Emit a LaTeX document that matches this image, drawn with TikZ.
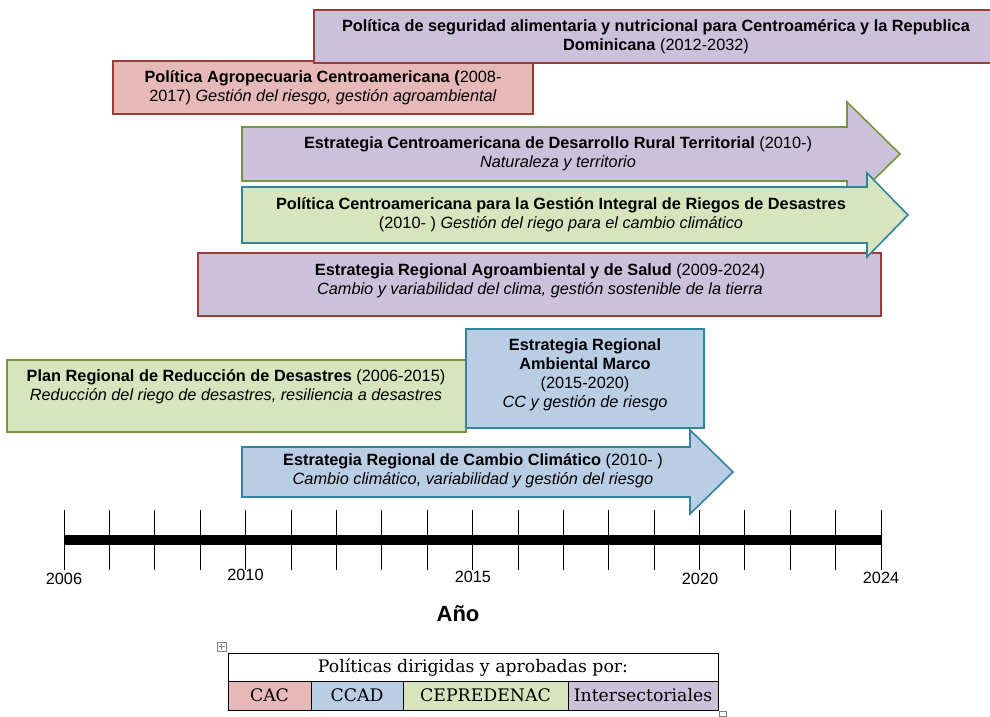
\documentclass[tikz,border=0pt]{standalone}
\usepackage{fontspec}
\setmainfont{Liberation Sans}
\newfontfamily\legendfont{DejaVu Serif}
\definecolor{purplefill}{HTML}{CCC1DA}
\definecolor{pinkfill}{HTML}{E6B9B8}
\definecolor{greenfill}{HTML}{D7E4BD}
\definecolor{bluefill}{HTML}{B9CDE5}
\definecolor{redline}{HTML}{9B3B38}
\definecolor{greenline}{HTML}{77933C}
\definecolor{tealline}{HTML}{31859C}
\begin{document}
\begin{tikzpicture}[x=1pt,y=-1pt,
  txt/.style={align=center,inner sep=0pt,font=\fontsize{16.3}{19}\selectfont},
  shape line/.style={line width=1.6pt,line join=miter},
  purplered/.style={shape line,fill=purplefill,draw=redline},
  purplegreen/.style={shape line,fill=purplefill,draw=greenline},
  pinkred/.style={shape line,fill=pinkfill,draw=redline},
  greengreen/.style={shape line,fill=greenfill,draw=greenline},
  greenteal/.style={shape line,fill=greenfill,draw=tealline},
  blueteal/.style={shape line,fill=bluefill,draw=tealline}]
  \useasboundingbox (0,0) rectangle (990,716);
  % arrow: style, left x, mid y, half body, head base x, half head, tip x
  \newcommand{\policyarrow}[7]{%
    \draw[#1] (#2,{#3-#4}) -- (#5,{#3-#4}) -- (#5,{#3-#6}) -- (#7,#3)
      -- (#5,{#3+#6}) -- (#5,{#3+#4}) -- (#2,{#3+#4}) -- cycle;
  }
  % Top boxes
  \draw[pinkred] (113,61) rectangle (533,114);
  \node[txt] (agro) at (323,88) {\textbf{Política Agropecuaria Centroamericana (}2008-\\2017) \textit{Gestión del riesgo, gestión agroambiental}};
  \draw[purplered] (314,10) rectangle (998,63);
  \node[txt] (seguridad) at (656,37) {\textbf{Política de seguridad alimentaria y nutricional para Centroamérica y la Republica}\\\textbf{Dominicana} (2012-2032)};
  % Box under the two arrows
  \draw[purplered] (198,253) rectangle (881,316);
  \node[txt] (salud) at (540,281) {\textbf{Estrategia Regional Agroambiental y de Salud} (2009-2024)\\\textit{Cambio y variabilidad del clima, gestión sostenible de la tierra}};
  % Arrows
  \policyarrow{purplegreen}{242}{154}{27}{847}{52}{900}
  \node[txt] (rural) at (558,154) {\textbf{Estrategia Centroamericana de Desarrollo Rural Territorial} (2010-)\\\textit{Naturaleza y territorio}};
  \policyarrow{greenteal}{242}{215}{28}{867}{42}{908}
  \node[txt] (desastres) at (561,215) {\textbf{Política Centroamericana para la Gestión Integral de Riegos de Desastres}\\(2010- ) \textit{Gestión del riego para el cambio climático}};
  % Middle boxes
  \draw[greengreen] (7,360) rectangle (466,432);
  \node[txt] (plan) at (236,387) {\textbf{Plan Regional de Reducción de Desastres} (2006-2015)\\\textit{Reducción del riego de desastres, resiliencia a desastres}};
  \draw[blueteal] (466,329) rectangle (704,428);
  \node[txt] (marco) at (585,375) {\textbf{Estrategia Regional}\\\textbf{Ambiental Marco}\\(2015-2020)\\\textit{CC y gestión de riesgo}};
  \policyarrow{blueteal}{242}{472}{25}{690}{42}{733}
  \node[txt] (clima) at (473,471) {\textbf{Estrategia Regional de Cambio Climático} (2010- )\\\textit{Cambio climático, variabilidad y gestión del riesgo}};
  % Time line
  \foreach \i in {0,...,18} {\draw[line width=0.8pt] ({64+\i*45.39},510) -- ++(0,60);}
  \draw[line width=10pt] (64,540) -- (881,540);
  \foreach \yr/\xx/\yy in {2006/64/579,2010/245.5/575,2015/472.9/577,2020/700/579,2024/881/578}
    {\node[txt] (y\yr) at (\xx,\yy) {\yr};}
  \node[txt,font=\fontsize{22}{26}\selectfont\bfseries] (anio) at (458,614) {Año};
  % Legend
  \draw[line width=0.8pt] (228,653) rectangle (718,681);
  \node[txt,font=\fontsize{17.3}{20}\legendfont] (leghead) at (473,667) {Políticas dirigidas y aprobadas por:};
  \foreach \a/\b/\c/\t [count=\k] in {228/311/pinkfill/CAC,311/403/bluefill/CCAD,403/568/greenfill/CEPREDENAC,568/718/purplefill/Intersectoriales}
    {\draw[line width=0.8pt,fill=\c] (\a,681) rectangle (\b,710);
     \node[txt,font=\fontsize{17.3}{20}\legendfont] (leg\k) at ({(\a+\b)/2},695) {\t};}
  % Table handles
  \draw[gray,line width=0.5pt] (217,642) rectangle (226,651);
  \draw[gray,line width=0.5pt] (218.5,646.5) -- (224.5,646.5) (221.5,643.5) -- (221.5,649.5);
  \draw[gray,line width=0.5pt] (719,711) rectangle (726,716);
\end{tikzpicture}
\end{document}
● ● ● ● ●
**What to do:** Repeat the listing verbatim. Skip the pictures.

**Reply:**
Emit a LaTeX document that matches this image, drawn with TikZ.
\documentclass[tikz,border=0pt]{standalone}
\usepackage{fontspec}
\setmainfont{Liberation Sans}
\newfontfamily\legendfont{DejaVu Serif}
\definecolor{purplefill}{HTML}{CCC1DA}
\definecolor{pinkfill}{HTML}{E6B9B8}
\definecolor{greenfill}{HTML}{D7E4BD}
\definecolor{bluefill}{HTML}{B9CDE5}
\definecolor{redline}{HTML}{9B3B38}
\definecolor{greenline}{HTML}{77933C}
\definecolor{tealline}{HTML}{31859C}
\begin{document}
\begin{tikzpicture}[x=1pt,y=-1pt,
  txt/.style={align=center,inner sep=0pt,font=\fontsize{16.3}{19}\selectfont},
  shape line/.style={line width=1.6pt,line join=miter},
  purplered/.style={shape line,fill=purplefill,draw=redline},
  purplegreen/.style={shape line,fill=purplefill,draw=greenline},
  pinkred/.style={shape line,fill=pinkfill,draw=redline},
  greengreen/.style={shape line,fill=greenfill,draw=greenline},
  greenteal/.style={shape line,fill=greenfill,draw=tealline},
  blueteal/.style={shape line,fill=bluefill,draw=tealline}]
  \useasboundingbox (0,0) rectangle (990,716);
  % arrow: style, left x, mid y, half body, head base x, half head, tip x
  \newcommand{\policyarrow}[7]{%
    \draw[#1] (#2,{#3-#4}) -- (#5,{#3-#4}) -- (#5,{#3-#6}) -- (#7,#3)
      -- (#5,{#3+#6}) -- (#5,{#3+#4}) -- (#2,{#3+#4}) -- cycle;
  }
  % Top boxes
  \draw[pinkred] (113,61) rectangle (533,114);
  \node[txt] (agro) at (323,88) {\textbf{Política Agropecuaria Centroamericana (}2008-\\2017) \textit{Gestión del riesgo, gestión agroambiental}};
  \draw[purplered] (314,10) rectangle (998,63);
  \node[txt] (seguridad) at (656,37) {\textbf{Política de seguridad alimentaria y nutricional para Centroamérica y la Republica}\\\textbf{Dominicana} (2012-2032)};
  % Box under the two arrows
  \draw[purplered] (198,253) rectangle (881,316);
  \node[txt] (salud) at (540,281) {\textbf{Estrategia Regional Agroambiental y de Salud} (2009-2024)\\\textit{Cambio y variabilidad del clima, gestión sostenible de la tierra}};
  % Arrows
  \policyarrow{purplegreen}{242}{154}{27}{847}{52}{900}
  \node[txt] (rural) at (558,154) {\textbf{Estrategia Centroamericana de Desarrollo Rural Territorial} (2010-)\\\textit{Naturaleza y territorio}};
  \policyarrow{greenteal}{242}{215}{28}{867}{42}{908}
  \node[txt] (desastres) at (561,215) {\textbf{Política Centroamericana para la Gestión Integral de Riegos de Desastres}\\(2010- ) \textit{Gestión del riego para el cambio climático}};
  % Middle boxes
  \draw[greengreen] (7,360) rectangle (466,432);
  \node[txt] (plan) at (236,387) {\textbf{Plan Regional de Reducción de Desastres} (2006-2015)\\\textit{Reducción del riego de desastres, resiliencia a desastres}};
  \draw[blueteal] (466,329) rectangle (704,428);
  \node[txt] (marco) at (585,375) {\textbf{Estrategia Regional}\\\textbf{Ambiental Marco}\\(2015-2020)\\\textit{CC y gestión de riesgo}};
  \policyarrow{blueteal}{242}{472}{25}{690}{42}{733}
  \node[txt] (clima) at (473,471) {\textbf{Estrategia Regional de Cambio Climático} (2010- )\\\textit{Cambio climático, variabilidad y gestión del riesgo}};
  % Time line
  \foreach \i in {0,...,18} {\draw[line width=0.8pt] ({64+\i*45.39},510) -- ++(0,60);}
  \draw[line width=10pt] (64,540) -- (881,540);
  \foreach \yr/\xx/\yy in {2006/64/579,2010/245.5/575,2015/472.9/577,2020/700/579,2024/881/578}
    {\node[txt] (y\yr) at (\xx,\yy) {\yr};}
  \node[txt,font=\fontsize{22}{26}\selectfont\bfseries] (anio) at (458,614) {Año};
  % Legend
  \draw[line width=0.8pt] (228,653) rectangle (718,681);
  \node[txt,font=\fontsize{17.3}{20}\legendfont] (leghead) at (473,667) {Políticas dirigidas y aprobadas por:};
  \foreach \a/\b/\c/\t [count=\k] in {228/311/pinkfill/CAC,311/403/bluefill/CCAD,403/568/greenfill/CEPREDENAC,568/718/purplefill/Intersectoriales}
    {\draw[line width=0.8pt,fill=\c] (\a,681) rectangle (\b,710);
     \node[txt,font=\fontsize{17.3}{20}\legendfont] (leg\k) at ({(\a+\b)/2},695) {\t};}
  % Table handles
  \draw[gray,line width=0.5pt] (217,642) rectangle (226,651);
  \draw[gray,line width=0.5pt] (218.5,646.5) -- (224.5,646.5) (221.5,643.5) -- (221.5,649.5);
  \draw[gray,line width=0.5pt] (719,711) rectangle (726,716);
\end{tikzpicture}
\end{document}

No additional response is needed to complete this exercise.